Моцарт — это молодость музыки, вечно юный родник, несущий человечеству радость весеннего обновления и душевной гармонии.
Д. Шостакович

М. Брион. «Моцарт». Глава 17. Большой симфонический триптих

Зато русский критик Александр Улыбышев, одновременно пылкий и трезвый приверженец культа Моцарта, написал в своем фундаментальном труде о жизни и творчестве мэтра, опубликованном в Москве в 1843 году, самые лучшие «лирические» комментарии о Симфонии соль минор, которые стоят в одном ряду со строго техническим анализом наивысшей пробы. Там, где Берлиоз не захотел увидеть ничего, кроме веселой грации, к тому же несколько декоративной, по мнению Улыбышева, как в симфонии, так и в Квинтете той же тональности выражены «волнение страсти, желания и сожаления несчастной любви, но выражены по-иному, и разница заключается в том, что здесь звучит жалоба, сокрытая на самом дне души, наполняющая грудь слушателя безграничной болью, которую невозможно сдержать, и, взрываясь перед лицом всего мира, она готова заполнить его своими стенаниями».

После Аполлона — Юпитер. Нарастание, которое наблюдается в последовательности симфоний «триптиха», подводит нас к главному шедевру, разумеется, при условии, что мы откажемся от понятия ложного классицизма, который превращает греческие божества в холодные мраморные изображения, лишенные души и жизни. Симфония До мажор, получившая ставшее традиционным название Юпитер, смущала слушателей и при жизни Моцарта вызывала меньше аплодисментов, чем две другие части трилогии. Критика того времени также была сдержанна, будто боясь того, что было в этом произведении слишком «современным», слишком романтичным, одним словом, превосходящим границы восприятия любителей и знатоков. Они не выказывали ни своего одобрения, ни восхищения по той причине, что то, что они слышали, было для них слишком ново; как сказал Сен-Фуа, «до восхода солнца 10 августа 1788 года не рождалось ничего столь важного и возвышенного; ни в оркестре, ни в каком-либо центре камерной музыки никто ничего подобного никогда не слышал». Моцарт слишком опередил вкус и общую чувствительность публики, чтобы можно было ожидать справедливой оценки основных достоинств этого поистине потрясающего произведения, которое и не могло быть встречено иначе аудиторией XVIII столетия, неспособной найти этому магистральному произведению место в общем потоке нарождавшегося тогда романтизма.

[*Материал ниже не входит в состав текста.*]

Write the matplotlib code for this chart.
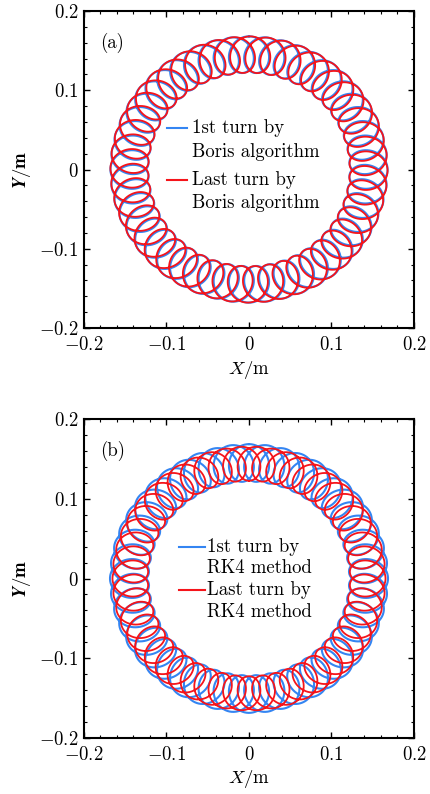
import numpy as np
import matplotlib
matplotlib.use('Agg')
import matplotlib.pyplot as plt
from matplotlib.ticker import FixedLocator, FixedFormatter, MultipleLocator

plt.rcParams['font.family'] = 'serif'
plt.rcParams['font.serif'] = ['cmr10']
plt.rcParams['mathtext.fontset'] = 'cm'
plt.rcParams['axes.unicode_minus'] = False

# tick values / labels
ticks = [-0.2, -0.1, 0.0, 0.1, 0.2]
tick_labels = [r'$-0.2$', r'$-0.1$', r'$0$', r'$0.1$', r'$0.2$']

# orbit parameters (one turn each):
# guiding-centre radius, radial / tangential gyro size, gyrations per turn, start phase
panels = ['(a)', '(b)']
blue_R = [0.145, 0.145]
blue_a = [0.023, 0.0235]
blue_b = [0.0195, 0.0195]
blue_N = [48, 48]
blue_phase = [0.0, 0.0]
red_R = [0.145, 0.144]
red_a = [0.023, 0.0215]
red_b = [0.0195, 0.018]
red_N = [48, 50]
red_phase = [0.5, np.pi]
labels_blue = ['1st turn by\nBoris algorithm', '1st turn by\nRK4 method']
labels_red = ['Last turn by\nBoris algorithm', 'Last turn by\nRK4 method']

# legend layout in axes fractions: handle x0, x1, text x, line y's
leg_x = [(0.252, 0.312, 0.327), (0.288, 0.367, 0.374)]
leg_y_blue = [(0.631, 0.555), (0.599, 0.533)]
leg_y_red = [(0.467, 0.393), (0.464, 0.395)]

blue = '#3485f2'
red = '#f5141a'
fs = 13.5


def orbit(R, a, b, N, phase, n=8000):
    t = np.linspace(0, 1, n)
    th = np.pi / 2 + 2 * np.pi * t
    ph = phase + 2 * np.pi * N * t
    rad = R + a * np.cos(ph)
    tan = b * np.sin(ph)
    x = rad * np.cos(th) - tan * np.sin(th)
    y = rad * np.sin(th) + tan * np.cos(th)
    return x, y


fig = plt.figure(figsize=(4.31, 7.94), dpi=100)
boxes = [[84 / 431, 1 - 328 / 794, 330 / 431, 317 / 794],
         [84 / 431, 1 - 738 / 794, 330 / 431, 319 / 794]]

for i in range(2):
    ax = fig.add_axes(boxes[i])
    bx, by = orbit(blue_R[i], blue_a[i], blue_b[i], blue_N[i], blue_phase[i])
    rx, ry = orbit(red_R[i], red_a[i], red_b[i], red_N[i], red_phase[i])
    ax.plot(bx, by, color=blue, lw=1.5)
    ax.plot(rx, ry, color=red, lw=1.3)
    ax.set_xlim(-0.2, 0.2)
    ax.set_ylim(-0.2, 0.2)
    ax.xaxis.set_major_locator(FixedLocator(ticks))
    ax.xaxis.set_major_formatter(FixedFormatter(tick_labels))
    ax.yaxis.set_major_locator(FixedLocator(ticks))
    ax.yaxis.set_major_formatter(FixedFormatter(tick_labels))
    ax.xaxis.set_minor_locator(MultipleLocator(0.02))
    ax.yaxis.set_minor_locator(MultipleLocator(0.02))
    ax.tick_params(which='both', direction='in', top=True, right=True, labelsize=fs)
    ax.tick_params(axis='x', which='major', pad=6)
    ax.tick_params(axis='y', which='major', pad=4)
    ax.tick_params(which='major', length=4, width=1)
    ax.tick_params(which='minor', length=2, width=0.8)
    for s in ax.spines.values():
        s.set_linewidth(1.5)
    ax.set_xlabel(r'$X/\mathrm{m}$', fontsize=fs, labelpad=3)
    ax.set_ylabel(r'$\boldsymbol{Y}/\mathbf{m}$', fontsize=fs, labelpad=4)
    ax.text(0.048, 0.90, panels[i], transform=ax.transAxes, fontsize=fs, va='center')

    # legend drawn by hand: handle sits on the first text line
    x0, x1, xt = leg_x[i]
    for col, lab, ys in [(blue, labels_blue[i], leg_y_blue[i]),
                         (red, labels_red[i], leg_y_red[i])]:
        ax.plot([x0, x1], [ys[0], ys[0]], color=col, lw=1.5, transform=ax.transAxes)
        for line, yy in zip(lab.split('\n'), ys):
            ax.text(xt, yy, line, transform=ax.transAxes, fontsize=fs,
                    va='center', ha='left')

fig.savefig('out.png', dpi=100)
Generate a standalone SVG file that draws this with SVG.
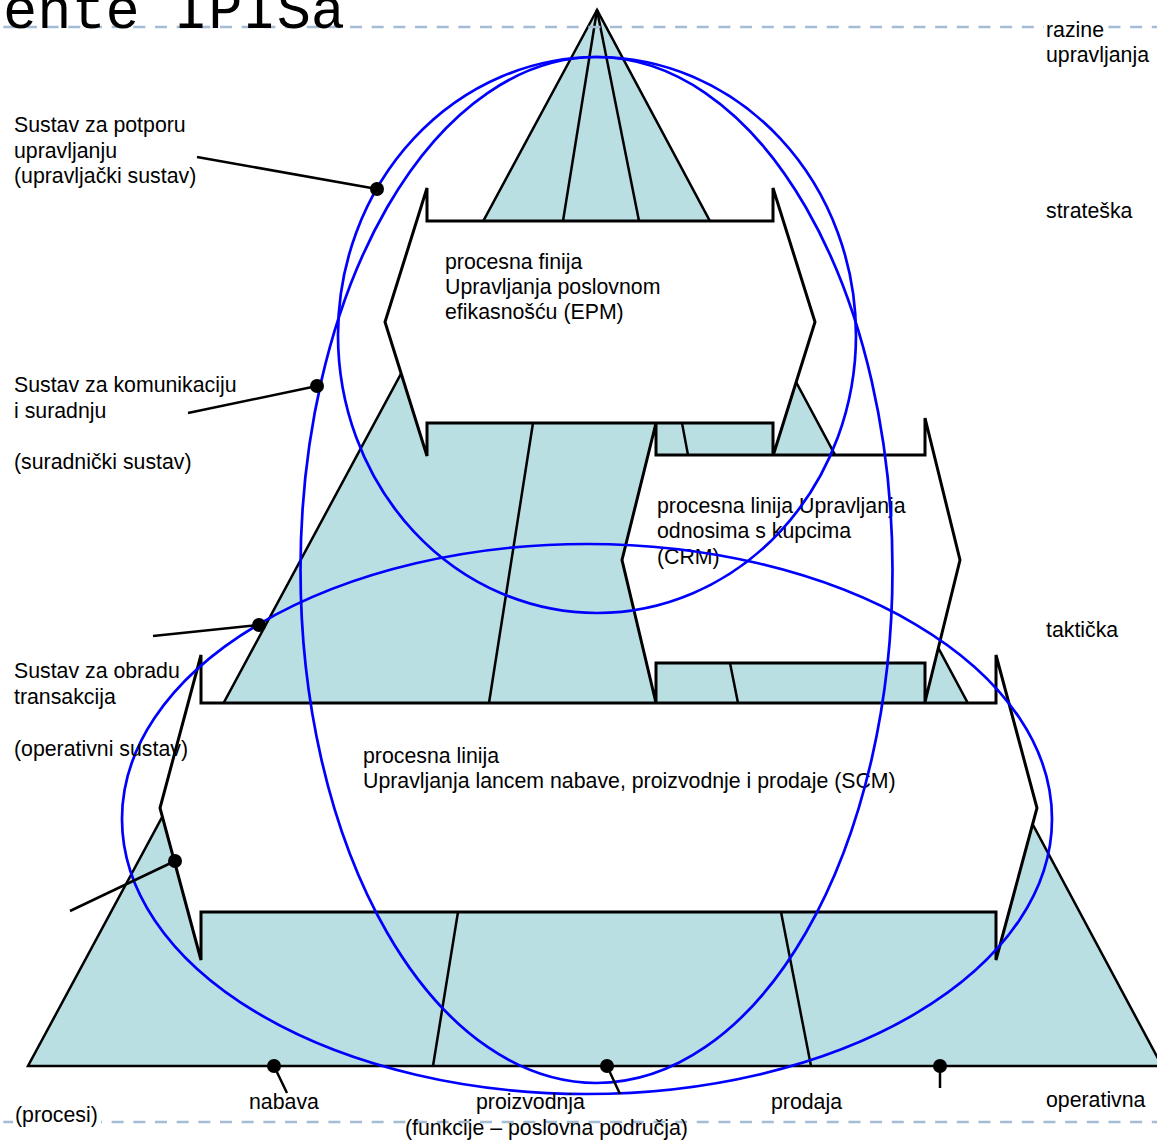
<svg xmlns="http://www.w3.org/2000/svg" width="1157" height="1141" viewBox="0 0 1157 1141">
<style>
text{font-family:"Liberation Sans",Arial,sans-serif;font-size:21.3px;fill:#000}
.title{font-family:"Liberation Mono","Courier New",monospace;font-size:57px}
.dash{stroke:#a5bdd4;stroke-width:2.7;stroke-dasharray:12 9.67;fill:none}
.ln{stroke:#000;stroke-width:2.5;fill:none}
.arrow{fill:#fff;stroke:#000;stroke-width:3;stroke-linejoin:miter}
.sys{fill:none;stroke:#0000ff;stroke-width:2.7}
.dot{fill:#000}
</style>
<rect width="1157" height="1141" fill="#fff"/>
<g id="pyramid">
<polygon points="597,10 28,1066 1162,1066" fill="#badfe3" stroke="#000" stroke-width="2.5" stroke-linejoin="miter"/>
<line class="ln" x1="597" y1="10" x2="563" y2="221"/>
<line class="ln" x1="597" y1="10" x2="639" y2="221"/>
<line class="ln" x1="533" y1="423" x2="489" y2="703"/>
<line class="ln" x1="682" y1="423" x2="688" y2="455"/>
<line class="ln" x1="730" y1="663" x2="738" y2="703"/>
<line class="ln" x1="458" y1="912" x2="433" y2="1066"/>
<line class="ln" x1="781" y1="912" x2="811" y2="1066"/>
</g>
<g id="guides">
<line class="dash" x1="3.3" y1="27" x2="1157" y2="27"/>
<line class="dash" x1="3.3" y1="1122" x2="1157" y2="1122"/>
</g>
<text class="title" x="3" y="27.5">ente IPISa</text>
<g id="epm">
<polygon class="arrow" points="427,188 427,221 773,221 773,188 815,322 773,456 773,423 427,423 427,456 385,322"/>
<text x="445" y="269">procesna finija</text>
<text x="445" y="294">Upravljanja poslovnom</text>
<text x="445" y="319">efikasnošću (EPM)</text>
</g>
<g id="crm">
<polygon class="arrow" points="656,423 656,455 925,455 925,418 960,560 925,702 925,663 656,663 656,703 622,560"/>
<text x="657" y="513">procesna linija Upravljanja</text>
<text x="657" y="538">odnosima s kupcima</text>
<text x="657" y="564">(CRM)</text>
</g>
<g id="scm">
<polygon class="arrow" points="201,703 996,703 996,655 1037,808 996,960 996,912 201,912 201,960 160,808 201,655"/>
<text x="363" y="763">procesna linija</text>
<text x="363" y="788">Upravljanja lancem nabave, proizvodnje i prodaje (SCM)</text>
</g>
<g id="systems">
<ellipse id="sys-upravljacki" class="sys" cx="597" cy="335" rx="259" ry="278"/>
<ellipse id="sys-suradnicki" class="sys" cx="596.5" cy="570" rx="296" ry="513"/>
<ellipse id="sys-operativni" class="sys" cx="587" cy="819" rx="465" ry="275"/>
</g>
<g id="connectors">
<line class="ln" x1="197" y1="157" x2="377" y2="189"/>
<circle class="dot" cx="377" cy="189" r="7"/>
<line class="ln" x1="188" y1="413" x2="317" y2="386"/>
<circle class="dot" cx="317" cy="386" r="7"/>
<line class="ln" x1="153" y1="636" x2="259" y2="625"/>
<circle class="dot" cx="259" cy="625" r="7"/>
<line class="ln" x1="70" y1="911" x2="175" y2="861"/>
<circle class="dot" cx="175" cy="861" r="7"/>
<line class="ln" x1="274" y1="1066" x2="287" y2="1093"/>
<circle class="dot" cx="274" cy="1066" r="7"/>
<line class="ln" x1="607" y1="1066" x2="620" y2="1094"/>
<circle class="dot" cx="607" cy="1066" r="7"/>
<line class="ln" x1="940" y1="1066" x2="940" y2="1088"/>
<circle class="dot" cx="940" cy="1066" r="7"/>
</g>
<g id="label-upravljacki">
<text x="14" y="132">Sustav za potporu</text>
<text x="14" y="157.5">upravljanju</text>
<text x="14" y="183">(upravljački sustav)</text>
</g>
<g id="label-suradnicki">
<text x="14" y="392">Sustav za komunikaciju</text>
<text x="14" y="417.5">i suradnju</text>
<text x="14" y="469">(suradnički sustav)</text>
</g>
<g id="label-operativni">
<text x="14" y="678">Sustav za obradu</text>
<text x="14" y="704">transakcija</text>
<text x="14" y="756">(operativni sustav)</text>
</g>
<g id="levels">
<rect x="1044" y="18" width="63" height="20" fill="#fff"/>
<text x="1046" y="37">razine</text>
<text x="1046" y="62">upravljanja</text>
<text x="1046" y="218">strateška</text>
<text x="1046" y="637">taktička</text>
<text x="1046" y="1107">operativna</text>
</g>
<g id="functions">
<rect x="13" y="1108" width="88" height="20" fill="#fff"/>
<text x="15" y="1122">(procesi)</text>
<text x="249" y="1109">nabava</text>
<text x="476" y="1109">proizvodnja</text>
<text x="405" y="1135">(funkcije – poslovna područja)</text>
<text x="771" y="1109">prodaja</text>
</g>
</svg>
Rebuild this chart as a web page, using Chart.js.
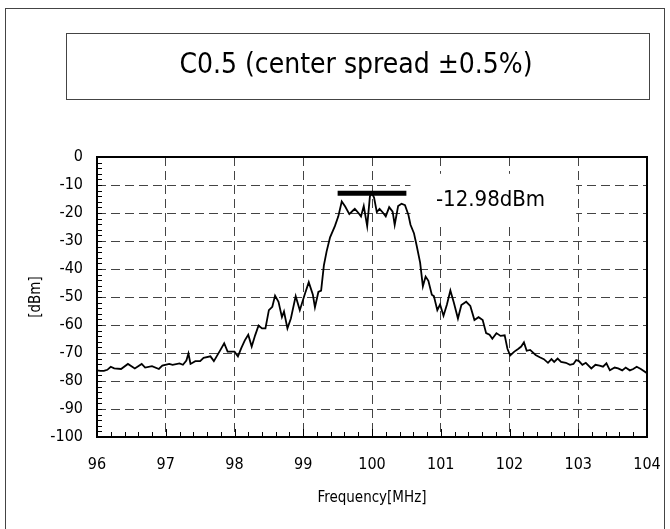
<!DOCTYPE html>
<html>
<head>
<meta charset="utf-8">
<script src="https://cdn.jsdelivr.net/npm/chart.js@4.4.0/dist/chart.umd.min.js"></script>
<style>
  html, body { margin: 0; padding: 0; background: #fff; }
  #wrap { width: 670px; height: 529px; }
</style>
</head>
<body>
<div id="wrap"><canvas id="spectrum" width="670" height="529"></canvas></div>
<script>
// spectrum trace (MHz / dBm)
const freqs = [
  96.00, 96.05, 96.10, 96.15, 96.20, 96.25, 96.35, 96.45, 96.55, 96.65,
  96.70, 96.80, 96.90, 96.95, 97.05, 97.10, 97.20, 97.25, 97.30, 97.33,
  97.36, 97.43, 97.50, 97.55, 97.65, 97.70, 97.80, 97.85, 97.90, 98.00,
  98.05, 98.10, 98.15, 98.20, 98.25, 98.30, 98.35, 98.40, 98.45, 98.50,
  98.55, 98.59, 98.64, 98.69, 98.72, 98.77, 98.82, 98.89, 98.95, 99.02,
  99.08, 99.14, 99.17, 99.22, 99.26, 99.30, 99.34, 99.39, 99.46, 99.51,
  99.56, 99.61, 99.67, 99.72, 99.75, 99.80, 99.84, 99.88, 99.93, 99.97,
  100.00, 100.03, 100.07, 100.11, 100.16, 100.20, 100.25, 100.30, 100.33, 100.38,
  100.43, 100.48, 100.53, 100.56, 100.61, 100.65, 100.70, 100.74, 100.78, 100.82,
  100.87, 100.90, 100.95, 100.99, 101.04, 101.09, 101.14, 101.19, 101.25, 101.30,
  101.37, 101.43, 101.49, 101.55, 101.61, 101.66, 101.71, 101.75, 101.81, 101.87,
  101.93, 101.97, 102.01, 102.07, 102.13, 102.17, 102.21, 102.25, 102.30, 102.38,
  102.44, 102.50, 102.56, 102.61, 102.65, 102.70, 102.75, 102.82, 102.88, 102.93,
  102.97, 103.01, 103.06, 103.11, 103.19, 103.25, 103.31, 103.36, 103.41, 103.46,
  103.53, 103.58, 103.64, 103.69, 103.75, 103.80, 103.85, 103.91, 104.00
];
const levels = [
  -76.2, -76.4, -76.4, -76.0, -74.9, -75.5, -75.7, -73.9, -75.5, -73.9,
  -75.2, -74.7, -75.7, -74.5, -73.9, -74.2, -73.7, -74.2, -72.7, -70.2,
  -73.9, -72.9, -72.9, -71.7, -71.2, -72.9, -68.7, -66.5, -69.5, -69.5,
  -71.2, -68.2, -65.5, -63.5, -67.7, -63.7, -60.2, -61.2, -61.2, -54.7,
  -53.5, -49.5, -51.7, -57.2, -55.2, -61.2, -57.7, -49.7, -54.7, -49.2,
  -44.7, -49.2, -53.7, -48.2, -47.7, -38.7, -33.7, -28.7, -24.7, -21.2,
  -15.9, -17.7, -20.4, -19.2, -18.5, -19.9, -21.2, -17.5, -24.7, -14.0,
  -12.98, -14.5, -19.7, -18.5, -19.9, -21.2, -17.9, -19.5, -24.2, -17.5,
  -16.7, -17.2, -20.7, -24.2, -27.2, -31.7, -37.7, -46.2, -42.7, -44.2,
  -49.2, -49.7, -54.7, -52.7, -56.7, -52.7, -47.7, -52.0, -57.7, -52.9,
  -51.7, -53.2, -58.2, -57.2, -58.2, -62.9, -63.5, -64.9, -62.9, -63.9,
  -63.7, -68.5, -70.9, -69.5, -68.5, -67.7, -66.2, -69.2, -68.9, -70.7,
  -71.5, -72.2, -73.5, -72.2, -73.2, -72.0, -73.2, -73.5, -74.2, -73.9,
  -72.5, -72.9, -74.2, -73.5, -75.5, -74.2, -74.5, -74.9, -73.7, -76.2,
  -75.2, -75.5, -76.2, -75.2, -76.2, -75.7, -74.9, -75.7, -77.2
];
// peak marker
const markerFreqs = [99.5, 100.5];
const markerLevel = -12.98;
const markerLabel = '-12.98dBm';

const xTicks = [96, 97, 98, 99, 100, 101, 102, 103, 104];
const yTicks = [0, -10, -20, -30, -40, -50, -60, -70, -80, -90, -100];
const chartTitle = 'C0.5 (center spread \u00B10.5%)';

const NARROW = '"Liberation Sans Narrow", "DejaVu Sans Condensed", "Arial Narrow", sans-serif';

const framePlugin = {
  id: 'frame',
  beforeDraw(chart) {
    const ctx = chart.ctx;
    ctx.save();
    ctx.fillStyle = '#fff';
    ctx.fillRect(0, 0, chart.width, chart.height);
    ctx.strokeStyle = '#444';
    ctx.lineWidth = 1;
    ctx.strokeRect(5.5, 8.5, 659, 540);
    ctx.strokeRect(66.5, 33.5, 583, 66);
    ctx.fillStyle = '#000';
    ctx.font = '28px ' + NARROW;
    ctx.textAlign = 'center';
    ctx.textBaseline = 'middle';
    ctx.fillText(chartTitle, 356, 66);
    ctx.restore();
  }
};

const markerPlugin = {
  id: 'marker',
  beforeDatasetsDraw(chart) {
    // white backing behind the marker label hides the grid there
    const {ctx, scales: {x, y}} = chart;
    const l = x.getPixelForValue(100.56), r = x.getPixelForValue(102.97);
    const t = y.getPixelForValue(-6), b = y.getPixelForValue(-24);
    ctx.save();
    ctx.fillStyle = '#fff';
    ctx.fillRect(l, t, r - l, b - t);
    ctx.restore();
  },
  afterDatasetsDraw(chart) {
    const {ctx, chartArea: a, scales: {x, y}} = chart;
    ctx.save();
    ctx.fillStyle = '#000';
    ctx.font = '22px ' + NARROW;
    ctx.textAlign = 'left';
    ctx.textBaseline = 'middle';
    ctx.fillText(markerLabel, x.getPixelForValue(100.93), y.getPixelForValue(-15.5));

    // inner minor ticks
    ctx.strokeStyle = '#000';
    ctx.lineWidth = 1;
    ctx.beginPath();
    for (let v = -98; v < 0; v += 2) {
      const py = Math.round(y.getPixelForValue(v)) + 0.5;
      ctx.moveTo(a.left, py);
      ctx.lineTo(a.left + 5, py);
    }
    for (let i = 1; i < 40; i++) {
      const px = Math.round(x.getPixelForValue(96 + i * 0.2)) + 0.5;
      ctx.moveTo(px, a.bottom);
      ctx.lineTo(px, a.bottom - (i % 5 === 0 ? 8 : 5));
    }
    ctx.stroke();

    ctx.lineWidth = 2;
    ctx.strokeRect(a.left, a.top, a.right - a.left, a.bottom - a.top);
    ctx.restore();
  }
};

new Chart(document.getElementById('spectrum'), {
  type: 'line',
  data: {
    datasets: [{
      data: freqs.map((f, i) => ({x: f, y: levels[i]})),
      borderColor: '#000',
      borderWidth: 1.8,
      pointRadius: 0,
      tension: 0
    }, {
      data: markerFreqs.map(f => ({x: f, y: markerLevel})),
      borderColor: '#000',
      borderWidth: 5,
      borderCapStyle: 'butt',
      pointRadius: 0
    }]
  },
  options: {
    responsive: false,
    animation: false,
    devicePixelRatio: 1,
    layout: { padding: { top: 157, right: 23, bottom: 0, left: 0 } },
    plugins: { legend: { display: false }, tooltip: { enabled: false } },
    scales: {
      x: {
        type: 'linear', min: 96, max: 104,
        afterBuildTicks: s => { s.ticks = xTicks.map(v => ({value: v})); },
        afterFit: s => { s.height = 92; s.paddingLeft = 0; s.paddingRight = 0; },
        ticks: { color: '#000', padding: 18, font: { family: NARROW, size: 16 } },
        grid: { color: '#444', lineWidth: 1, drawTicks: false },
        border: { display: false, dash: [9, 5] },
        title: { display: true, text: 'Frequency[MHz]', color: '#000',
                 font: { family: NARROW, size: 15 }, padding: { top: 0, bottom: 22 } }
      },
      y: {
        type: 'linear', min: -100, max: 0,
        afterBuildTicks: s => { s.ticks = yTicks.map(v => ({value: v})); },
        afterFit: s => { s.width = 97; s.paddingTop = 0; s.paddingBottom = 0; },
        ticks: { color: '#000', padding: 14, font: { family: NARROW, size: 16 } },
        grid: { color: '#444', lineWidth: 1, drawTicks: false },
        border: { display: false, dash: [9, 5] },
        title: { display: true, text: '[dBm]', color: '#000',
                 font: { family: NARROW, size: 15 }, padding: { top: 27, bottom: 0 } }
      }
    }
  },
  plugins: [framePlugin, markerPlugin]
});
</script>
</body>
</html>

«И вот со всей своей озаренной счастьем смелостью, по побудительным мотивам, нам не известным, — добавляет Сен-Фуа, — Моцарт возводит свое блестящее здание и венчает его обширным инструментальным „хором“, где все, что живет старой музыкой, внезапно молодеет, объединяясь с музыкой, которая приветствует будущее». Действительно, симфония Юпитер воплощает в себе самый яркий и плодотворный синтез музыки классической и романтической. Рихард Вагнер столь глубоко это чувствовал, что, сочиняя самую необычную симфонию из тех, что он когда-либо написал (примерно в 1830 году), он взял за образец симфонию Юпитер, художественные достоинства которой почти через пятьдесят лет после ее появления на свет стали еще более очевидны; автор Тристана и Парсифаля также почерпнул из нее и полезные уроки, и волнующие примеры.

«в начало | дальше»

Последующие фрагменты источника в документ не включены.